I remember walking down the sidewalk one day and seeing a piece of soft pretzel on the sidewalk. It was the perfect sized piece for a toddler. :) I crouched down and peered at it. It sure looked good! I watched as a single ant climbed into one of the nooks of the pretzel. It did not come back out. I picked the pretzel up to investigate and could not figure out where that ant went. Giving up on finding the ant, I took a bite of the pretzel. Yum. lol

This story is a bit lighter, but another time, I decided to go to the pool by myself. Unlike the other times, this time my father was home. I took my shirt off so that I only had my shorts on. I decided that these were my "trunks" just like daddy wore. I also thought that "trunks" were the same thing as a pool pass, since my father would always say, "I need to get the pass" before putting his swimming trunks on. But I never saw him carrying a card around, just him in his trunks. Hence the confusion. So, here I was, all ready to go to the pool with my trunks/pass. I ran with excitement all the way to the pool, never stopping the entire way, and jumped straight into the water when I got there. The lifeguard said something about me not being allowed to be there. And I responded, "It's okay. I've got my pass on!" Haha :) Soon after dad came to get me and we went home much to my disappointment.

I remember mom had the window to our apartment open one time. I was looking out of this window and noticed a lady from another building sitting on the ledge of her window. This looked like fun so I decided to do it too. We lived on the second floor by the way. Somehow I managed to get myself on the ledge of the window, perhaps by climbing on top of a chair. There was no screen, just the opening to the outside world. I balanced myself and sat myself down. I was there for a moment and suddenly I heard my mother gasp as she swooped me off of the ledge.

When I was a bit older, I decided that I wanted to take my infant brother to the playground. I had to have been close to 4 years old at this time. I picked up my brother, a few months old at the time, and somehow carried him down the stairwell!  I took him outdoors, placed him on a swing, and started pushing him. I was only there for a few moments before mom was right down there with us, taking us back inside.

I guess not all of my stories are so bleak. And my experiences of wandering the neighborhood alone weren't so bad.
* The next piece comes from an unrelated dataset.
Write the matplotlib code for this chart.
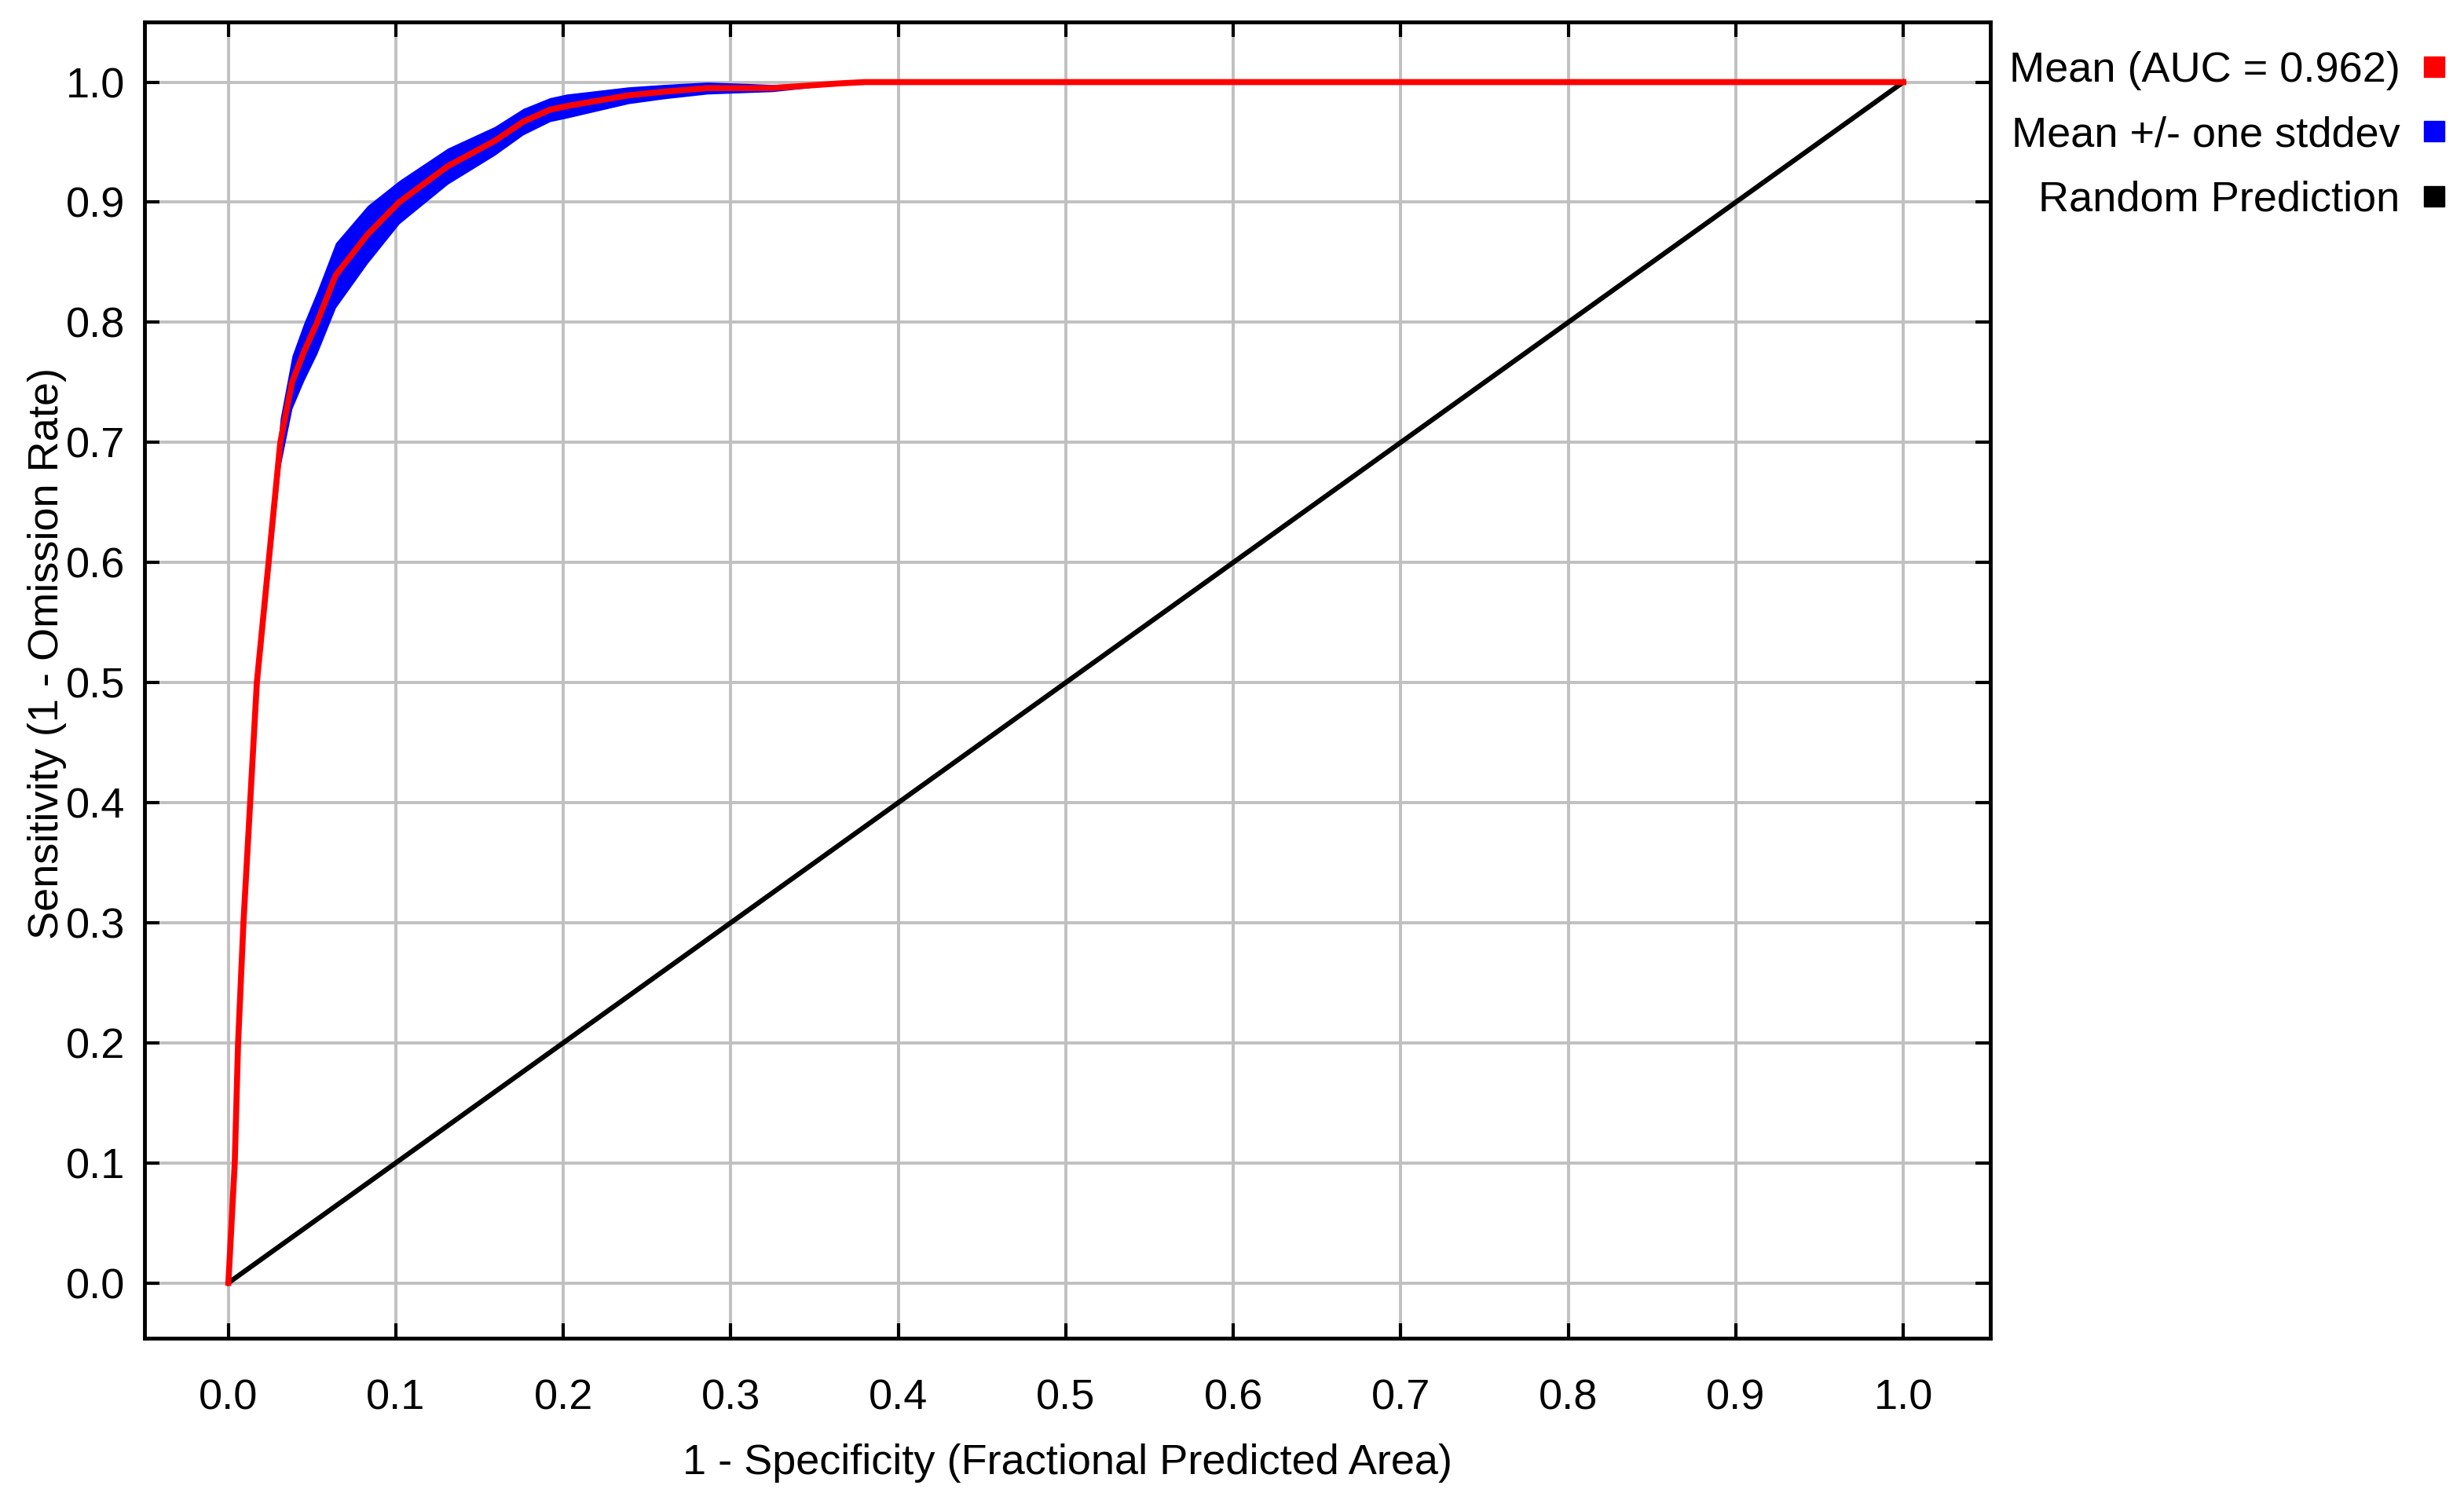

However, it's an indication of what was going on more deeply under the surface. 

Here is a picture my mother took of me at 9 months old:

Me at 9 months.
 My mother gave me this picture a long time ago. I can't find the picture at the time of this writing, but on the back my mother wrote something that goes like this:

You are nine months old in this picture. I made the hat and sweater. Sorry but I fell asleep and left you outside! The paper boy woke me up. It was raining a little bit and you weren't even crying.
 I showed this picture to the shaman one day during a healing session. He looked at it and shook his head with disgust. He then shoved the picture in my face and said, "What would you tell a client if they showed you a picture of themselves like this?" I think he was trying to drive the point home how neglected I was.

Eventually a cop picked me up on the street one day. Just three or four years old and I had my first run in with the law. ;) My aunt tells me that this was the final straw and that my parents were kicked out of the apartment complex because mom wouldn't watch me properly. My "hijinks" of escaping the confines of our apartment to explore the outside world would soon come to an end.

At about age 4 or so, my brother and I ended up moving to Grandma and Grandad's house for a while. Here, we were watched over and received good care for the next couple of years. I thank god for the nurturing love of my grandma. Without her I wouldn't know what it would be like to receive any type of motherly love.